Take my son, I’ll keep the castle

Gil Paes was the governor (“alcaide-mor”) of Torres Novas in the 14th century and is one of the most iconic historical figures in Portugal. He’s an example of extreme loyalty to his kingdom.

In 1372 the King of Castile invaded the Kingdom of Portugal. His army conquered many villages as it advanced into Portuguese territory. This invasion apparently happened with little opposition from the Portuguese army and many villages were surrendering very easily to avoid many casualties. When the Castilian army got to Torres Novas in 1373, it got a different experience.
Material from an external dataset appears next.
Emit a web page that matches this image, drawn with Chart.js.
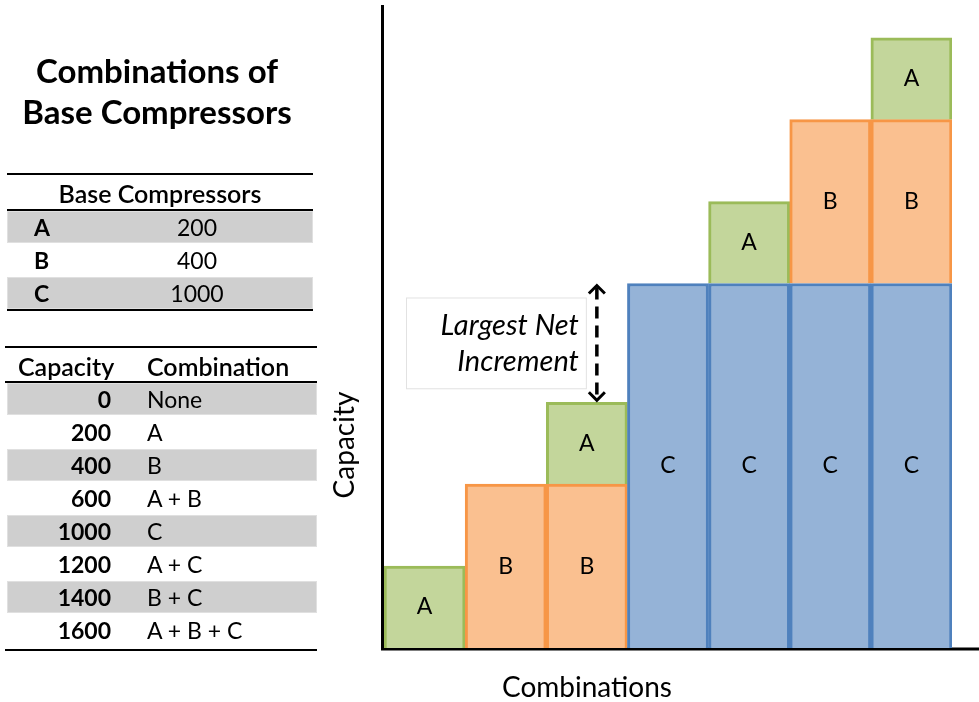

Highly loyal to King Ferdinand, Gil Paes resisted the invasion and did not give away control of the castle. The Castilian King surrounded the castle and amidst some of the battles ended up capturing Gil Paes’ 18 years old son. He then warned Gil Paes that he’d kill his son if he didn’t surrender the castle and neighboring region. What followed was an example of extreme loyalty to the kingdom. Gil Paes did what most men wouldn't. He told the Castilian King that the castle wasn’t his to surrender, and that he could not therefore give the Castilian King access to the castle. In Gil Paes’ words: “you have my son in your hands, you can do whatever you want with his life”. The Castilian King hung the boy. People say that out of rage and pain, Gil Paes told the Castilian men he’d rather have them roast and eat the body of his dead son, than be seen as a traitor to his King. After this unthinkable act of resistance, the Castilian King decided to retreat and Torres Novas remained under the ruling of the Portuguese King. Gil Paes’ loyalty was later compensated by the King who gave Gil Paes the custody of his daughter until she got married.

With such a rich history, the Torres Novas Castle is central to the city’s identity. Located in the center of the city, it is open for visits every day. Though it is not one of the biggest, nor richest, castles in the country, this castle was recently restored and is worth a visit for the history it embeds. Other attractions in Torres Novas include several richly decorated churches (some as old as the 8th century), and Cardílio Village. Cardílio Village are the remains of a roman village dating back to the 2nd century. During your visit you can see a wide assortment of objects including: farming tools, ceramics, glass and bronze objects, rings, and some statues.

From Torres Novas you can get to several other attractions nearby. If you love nature, you must head to “Paul do Boquilobo”. This is a Natural Reserve and the largest protected aquatic ecosystem in Portugal. In fact, this reserve plays such an important role keeping the balance of the overall environment, that it has also been protected internationally as a “Biosphere Reserve” by the UNESCO since 1980. Though it has a rich fauna, including small tortoises and reptiles, this reserve is recognized by its wide assortment of bird species which you see from secluded cabins masterfully camouflaged in the natural environment.

Another unique attraction in the vicinity of Torres Novas, is a “Jurassic Park” where you can see vestiges of dinosaurs over 175 million years old. Discovered in the 90’s under the rocky bed of a stone quarry, these footprints of sauropods are among just a few in the world. You can stroll around the park and see hundreds of footprints in several different tracks.

Torres Novas is also known for its high quality dried fruits and nuts. Some classify it as the “capital of the dried fruit”, and every year in October there’s a large fair where farmers exhibit and sell dried fruits and nuts, most typically dried figs, almonds and walnuts.

If you’re trying to decide when to visit, another important event takes place in June. The city comes together every year to organize a Medieval Fair and reenact the events around Gil Paes’ historical resistance. The visitors can experience how it people dressed, talked, worked, lived in Medieval times, and watch on a live set the reenactments performed by local actors in costumes of the that time. This Medieval Fair is quickly getting recognized as one of the best in Portugal and Europe for the quality of the sets, costumes and reenactments.

Finally, as elsewhere in Portugal, you’ll also find great food in this region. Aside from the dried fruits, you have to try the local artisanal bread, regional olive oil, and if you visit Paul do Boquilobo then you must try freshwater eel (“enguias”). Whether stewed or deep-fried, these are a local delicacy which will have you asking for more.